======== Given data

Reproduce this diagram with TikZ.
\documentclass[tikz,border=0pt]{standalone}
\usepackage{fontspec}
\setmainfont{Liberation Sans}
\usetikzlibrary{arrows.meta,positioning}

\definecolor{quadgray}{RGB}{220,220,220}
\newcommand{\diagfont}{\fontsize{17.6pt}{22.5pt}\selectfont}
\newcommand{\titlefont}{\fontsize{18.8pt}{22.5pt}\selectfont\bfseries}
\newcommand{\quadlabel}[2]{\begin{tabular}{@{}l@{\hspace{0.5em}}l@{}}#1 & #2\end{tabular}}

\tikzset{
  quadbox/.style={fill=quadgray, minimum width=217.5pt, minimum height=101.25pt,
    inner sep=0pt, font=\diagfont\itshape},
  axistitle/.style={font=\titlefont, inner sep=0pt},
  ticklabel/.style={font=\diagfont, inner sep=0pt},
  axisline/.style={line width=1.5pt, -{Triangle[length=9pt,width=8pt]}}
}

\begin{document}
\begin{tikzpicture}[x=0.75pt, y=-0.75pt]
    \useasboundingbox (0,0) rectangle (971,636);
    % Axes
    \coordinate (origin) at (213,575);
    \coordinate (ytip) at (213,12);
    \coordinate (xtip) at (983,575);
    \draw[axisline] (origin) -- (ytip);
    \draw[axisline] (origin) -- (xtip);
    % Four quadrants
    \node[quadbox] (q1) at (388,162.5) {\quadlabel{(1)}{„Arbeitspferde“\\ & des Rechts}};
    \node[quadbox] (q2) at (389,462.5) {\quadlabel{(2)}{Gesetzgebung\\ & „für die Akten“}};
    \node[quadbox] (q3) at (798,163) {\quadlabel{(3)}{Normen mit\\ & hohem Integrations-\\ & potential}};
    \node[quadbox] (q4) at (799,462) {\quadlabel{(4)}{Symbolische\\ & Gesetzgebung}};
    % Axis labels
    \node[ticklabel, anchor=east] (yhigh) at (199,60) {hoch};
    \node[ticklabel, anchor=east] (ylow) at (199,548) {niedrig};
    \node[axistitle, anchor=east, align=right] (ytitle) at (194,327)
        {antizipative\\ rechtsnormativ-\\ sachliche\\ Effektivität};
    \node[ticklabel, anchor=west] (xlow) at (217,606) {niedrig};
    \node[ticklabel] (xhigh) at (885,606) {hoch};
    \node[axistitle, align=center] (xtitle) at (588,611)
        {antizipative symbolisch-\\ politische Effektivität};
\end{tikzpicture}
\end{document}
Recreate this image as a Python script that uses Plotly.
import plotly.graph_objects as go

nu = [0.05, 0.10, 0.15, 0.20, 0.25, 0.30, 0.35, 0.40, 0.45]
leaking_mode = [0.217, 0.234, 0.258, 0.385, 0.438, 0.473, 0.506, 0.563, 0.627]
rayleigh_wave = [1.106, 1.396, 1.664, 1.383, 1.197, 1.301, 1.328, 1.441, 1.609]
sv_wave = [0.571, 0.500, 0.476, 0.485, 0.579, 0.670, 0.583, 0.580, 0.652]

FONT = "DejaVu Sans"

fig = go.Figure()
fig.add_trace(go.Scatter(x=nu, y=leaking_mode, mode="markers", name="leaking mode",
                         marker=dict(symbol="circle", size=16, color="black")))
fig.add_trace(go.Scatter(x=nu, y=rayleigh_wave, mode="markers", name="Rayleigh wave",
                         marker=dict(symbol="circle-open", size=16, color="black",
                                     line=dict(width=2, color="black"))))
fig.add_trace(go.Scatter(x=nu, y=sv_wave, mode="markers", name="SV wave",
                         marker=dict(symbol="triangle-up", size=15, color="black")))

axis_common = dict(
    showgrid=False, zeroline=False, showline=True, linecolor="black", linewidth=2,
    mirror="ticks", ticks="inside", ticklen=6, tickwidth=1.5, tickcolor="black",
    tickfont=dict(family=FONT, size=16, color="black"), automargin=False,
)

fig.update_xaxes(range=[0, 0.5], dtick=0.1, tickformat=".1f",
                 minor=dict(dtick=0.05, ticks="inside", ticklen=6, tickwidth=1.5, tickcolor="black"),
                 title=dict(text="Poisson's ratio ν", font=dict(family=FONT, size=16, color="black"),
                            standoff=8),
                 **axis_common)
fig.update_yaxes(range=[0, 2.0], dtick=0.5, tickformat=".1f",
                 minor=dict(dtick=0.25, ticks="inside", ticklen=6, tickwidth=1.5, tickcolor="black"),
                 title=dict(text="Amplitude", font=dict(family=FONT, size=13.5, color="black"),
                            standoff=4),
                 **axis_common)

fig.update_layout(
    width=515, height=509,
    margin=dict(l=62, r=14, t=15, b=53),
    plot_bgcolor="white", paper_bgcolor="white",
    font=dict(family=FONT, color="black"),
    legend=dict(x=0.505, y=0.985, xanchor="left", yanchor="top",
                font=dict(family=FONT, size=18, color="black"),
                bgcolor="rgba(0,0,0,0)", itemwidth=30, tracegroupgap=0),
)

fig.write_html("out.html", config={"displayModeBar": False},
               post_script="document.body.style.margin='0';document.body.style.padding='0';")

================

**Exercise**
Every entry above needs to be quoted exactly.

**Expected output**
Reproduce this diagram with TikZ.
\documentclass[tikz,border=0pt]{standalone}
\usepackage{fontspec}
\setmainfont{Liberation Sans}
\usetikzlibrary{arrows.meta,positioning}

\definecolor{quadgray}{RGB}{220,220,220}
\newcommand{\diagfont}{\fontsize{17.6pt}{22.5pt}\selectfont}
\newcommand{\titlefont}{\fontsize{18.8pt}{22.5pt}\selectfont\bfseries}
\newcommand{\quadlabel}[2]{\begin{tabular}{@{}l@{\hspace{0.5em}}l@{}}#1 & #2\end{tabular}}

\tikzset{
  quadbox/.style={fill=quadgray, minimum width=217.5pt, minimum height=101.25pt,
    inner sep=0pt, font=\diagfont\itshape},
  axistitle/.style={font=\titlefont, inner sep=0pt},
  ticklabel/.style={font=\diagfont, inner sep=0pt},
  axisline/.style={line width=1.5pt, -{Triangle[length=9pt,width=8pt]}}
}

\begin{document}
\begin{tikzpicture}[x=0.75pt, y=-0.75pt]
    \useasboundingbox (0,0) rectangle (971,636);
    % Axes
    \coordinate (origin) at (213,575);
    \coordinate (ytip) at (213,12);
    \coordinate (xtip) at (983,575);
    \draw[axisline] (origin) -- (ytip);
    \draw[axisline] (origin) -- (xtip);
    % Four quadrants
    \node[quadbox] (q1) at (388,162.5) {\quadlabel{(1)}{„Arbeitspferde“\\ & des Rechts}};
    \node[quadbox] (q2) at (389,462.5) {\quadlabel{(2)}{Gesetzgebung\\ & „für die Akten“}};
    \node[quadbox] (q3) at (798,163) {\quadlabel{(3)}{Normen mit\\ & hohem Integrations-\\ & potential}};
    \node[quadbox] (q4) at (799,462) {\quadlabel{(4)}{Symbolische\\ & Gesetzgebung}};
    % Axis labels
    \node[ticklabel, anchor=east] (yhigh) at (199,60) {hoch};
    \node[ticklabel, anchor=east] (ylow) at (199,548) {niedrig};
    \node[axistitle, anchor=east, align=right] (ytitle) at (194,327)
        {antizipative\\ rechtsnormativ-\\ sachliche\\ Effektivität};
    \node[ticklabel, anchor=west] (xlow) at (217,606) {niedrig};
    \node[ticklabel] (xhigh) at (885,606) {hoch};
    \node[axistitle, align=center] (xtitle) at (588,611)
        {antizipative symbolisch-\\ politische Effektivität};
\end{tikzpicture}
\end{document}
Recreate this image as a Python script that uses Plotly.
import plotly.graph_objects as go

nu = [0.05, 0.10, 0.15, 0.20, 0.25, 0.30, 0.35, 0.40, 0.45]
leaking_mode = [0.217, 0.234, 0.258, 0.385, 0.438, 0.473, 0.506, 0.563, 0.627]
rayleigh_wave = [1.106, 1.396, 1.664, 1.383, 1.197, 1.301, 1.328, 1.441, 1.609]
sv_wave = [0.571, 0.500, 0.476, 0.485, 0.579, 0.670, 0.583, 0.580, 0.652]

FONT = "DejaVu Sans"

fig = go.Figure()
fig.add_trace(go.Scatter(x=nu, y=leaking_mode, mode="markers", name="leaking mode",
                         marker=dict(symbol="circle", size=16, color="black")))
fig.add_trace(go.Scatter(x=nu, y=rayleigh_wave, mode="markers", name="Rayleigh wave",
                         marker=dict(symbol="circle-open", size=16, color="black",
                                     line=dict(width=2, color="black"))))
fig.add_trace(go.Scatter(x=nu, y=sv_wave, mode="markers", name="SV wave",
                         marker=dict(symbol="triangle-up", size=15, color="black")))

axis_common = dict(
    showgrid=False, zeroline=False, showline=True, linecolor="black", linewidth=2,
    mirror="ticks", ticks="inside", ticklen=6, tickwidth=1.5, tickcolor="black",
    tickfont=dict(family=FONT, size=16, color="black"), automargin=False,
)

fig.update_xaxes(range=[0, 0.5], dtick=0.1, tickformat=".1f",
                 minor=dict(dtick=0.05, ticks="inside", ticklen=6, tickwidth=1.5, tickcolor="black"),
                 title=dict(text="Poisson's ratio ν", font=dict(family=FONT, size=16, color="black"),
                            standoff=8),
                 **axis_common)
fig.update_yaxes(range=[0, 2.0], dtick=0.5, tickformat=".1f",
                 minor=dict(dtick=0.25, ticks="inside", ticklen=6, tickwidth=1.5, tickcolor="black"),
                 title=dict(text="Amplitude", font=dict(family=FONT, size=13.5, color="black"),
                            standoff=4),
                 **axis_common)

fig.update_layout(
    width=515, height=509,
    margin=dict(l=62, r=14, t=15, b=53),
    plot_bgcolor="white", paper_bgcolor="white",
    font=dict(family=FONT, color="black"),
    legend=dict(x=0.505, y=0.985, xanchor="left", yanchor="top",
                font=dict(family=FONT, size=18, color="black"),
                bgcolor="rgba(0,0,0,0)", itemwidth=30, tracegroupgap=0),
)

fig.write_html("out.html", config={"displayModeBar": False},
               post_script="document.body.style.margin='0';document.body.style.padding='0';")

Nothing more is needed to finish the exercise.